September 26, 2016

FLSA Overtime Exemptions Take Effect on December 1: What Does This Mean for Your Employee Benefit Plans?

2 min

The Department of Labor's revisions to the FLSA's "white collar" and "highly compensated" overtime exemptions take effect on December 1, 2016. As we have explained in earlier alerts, these changes may require substantial revisions to employers' compensation-related practices. However, employers must also consider the ways in which the new rules will affect their employee benefit plans. For example:

  • If a retirement, health, or life insurance plan provides differing benefits to non-exempt and exempt employees, reclassifying such employees in response to the DOL's new rules may simultaneously impact the plan's ability to pass applicable non-discrimination tests.
  • In order to defray the potentially-increased costs arising from the DOL's new rules, certain employers may consider reducing the employer's share of health-plan premiums and increasing the employees' share. This adjustment may cause the benefits to become "unaffordable" for certain employees, thus triggering higher employer penalties under the Affordable Care Act.
  • Employers who eliminate matching 401(k) plan contributions as a means of defraying the cost associated with the new rules could simultaneously imperil the plan's "safe harbor" status, potentially causing the plan to fail non-discrimination testing.

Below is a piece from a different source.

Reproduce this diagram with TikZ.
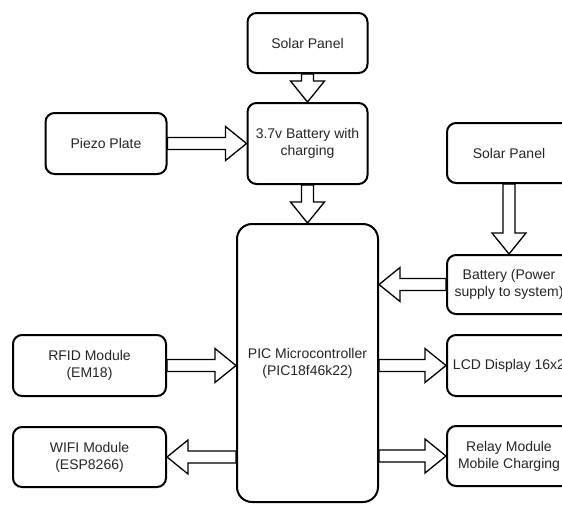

The bottom line: In making adjustments in order to deal with – or minimize the impact of – the new FLSA exemption rules, employers must carefully consider whether such "solutions" would, in fact, introduce new, benefits-related problems. At the very least, benefits-related cost-saving measures like those mentioned above will typically require advance, written plan amendments, as well as updates to other documents that describe employee benefit entitlements.